Nicholas Ryder sets out some of the new powers enclosed in the Criminal Finances Bill, why they are significant, and his early thoughts on the impact it is likely to have.

The 2016 Criminal Finances Bill (the Bill) represents the conclusion of a series of financial crime measures that have been introduced since the 2015 general election. For example, it builds on the publication of the National Risk Assessment for Money Laundering and Terrorist Financing report in October 2015, the publication of the Action Plan for anti-money laundering and terrorist finance report, the creation of the Panama Papers Task Force, and the 2016 Anti-Corruption Summit in London.

The new Bill aims to introduce a number of measures aimed at improving the ability to investigate and confiscate the proceeds of crime, provisions to improve the use of suspicious activity reports, instruments to tackle the facilitation of tax evasion and amendments to the counter-terrorist financing legislative framework. In this article, I focus on the last of these measures.


The United Kingdom has, over the years, implemented a range of terrorist-related legislation. These measures have been regularly amended in response to the changing threat posed by terrorism.

The two central legislative pillars of the UK’s counter-terrorist efforts were the Northern Ireland (Emergency Provisions) Act 1973 and the Prevention of Terrorism (Temporary Provisions) Act 1974.

These provisions were amended by the Prevention of Terrorism Act 1989 and more recently by the Terrorism Act 2000, which has since become an integral part of the UK’s counter-terrorist financing strategy.

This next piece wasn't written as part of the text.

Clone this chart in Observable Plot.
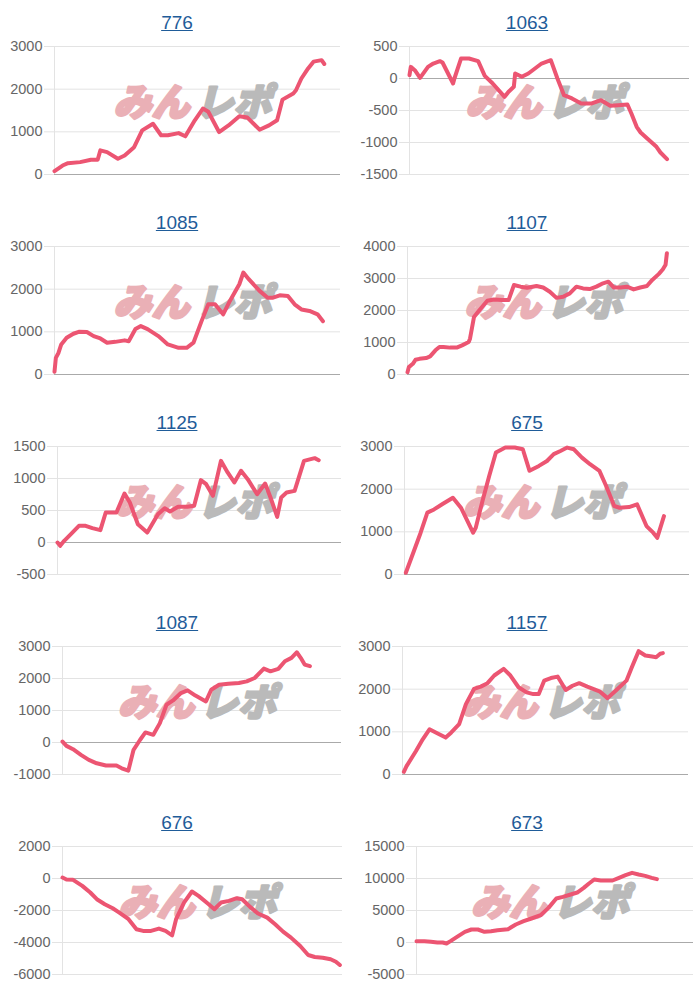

These measures were further expanded following the 2001 terrorist attacks by the Anti-terrorism, Crime and Security Act 2001, the Counter-Terrorism Act 2008 and the Terrorist Asset-Freezing (Temporary Provisions) Act 2010.

Criminal Finances Bill

The Bill introduces a number of amendments to the UK’s terrorist financing legislation which are outlined below.

Information sharing

The Bill allows firms in the regulated sector to share information with each other in order to ascertain a more accurate overview of how money launderers and the financiers of terrorism operate. Clause 30 allows for the voluntary sharing of information between members of the regulated sector, the police and the National Crime Agency (NCA) in connection with suspicions about terrorist financing, or the identification of terrorist property or its movement or use.

Seizure and forfeiture powers – for bank accounts and mobile stores of value

The Proceeds of Crime Act 2002 permitted law enforcement agencies to seize and forfeit criminal cash. However, law enforcement agencies are sometimes prevented from being able to gain access to the proceeds of crime in bank accounts and other assets such as precious metals.

Clause 32 of the new Bill allows for the seizure and recovery of illegal assets, where they are “intended to be used for the purposes of terrorism, or consists of resources of an organisation which is a proscribed organisation, or where property which is earmarked as terrorist property”. Additionally, Clause 33 permits the freezing and forfeiture of bank and building society accounts, where those accounts contain monies which are intended to be used for terrorism as well as the resources or monies of a proscribed organisation.

Disclosure orders

Clause 29 of the Bill contains proposals to introduce disclosure orders in association with investigations into terrorist financing offences. A disclosure order is an “order authorising an officer to give anyone he thinks has relevant information a written notice requiring that person to answer questions, provide information or to produce documents on any matter that is relevant to the confiscation investigation.”

This is an important extension to powers under the Terrorism Act 2000 and the Anti-Terrorism, Crime and Security Act 2001, which are currently only available to constables, but that now is also available to civilian Accredited Financial Investigators (AFI) who are often employed by the police.

This is a welcome amendment to the Terrorism Act 2000 for a number of reasons. For example, it increases the capacity of the police to apply for court orders. Inquiries into allegations of terrorist financing are commonly supported by civilian AFI in the police, but their impact until now has often been limited by restrictive investigative powers. The government claims that allowing AFI’s to use specific financial investigation tools will provide the police with more freedom to concentrate on other aspects of their investigations.

What difference could it make?

The Criminal Finances Bill proposes to make a number of small but important changes to the UK’s terrorist financing legislation. The ability of the regulated sector to exchange information is to be welcomed and it could lead to providing a more detailed and accurate picture of how the financiers of terrorism operate.

The extension of the seizure and forfeiture powers to target money in bank accounts and other assets is another welcome proposal, recognising that terrorists are able to access funds from a wide range of sources. The introduction of disclosure orders are an extension of existing powers under the Proceeds of Crime Act 2002.

Overall, the indications are that these proposals will provide law enforcement agencies with more mechanisms to tackle the financiers of terrorism.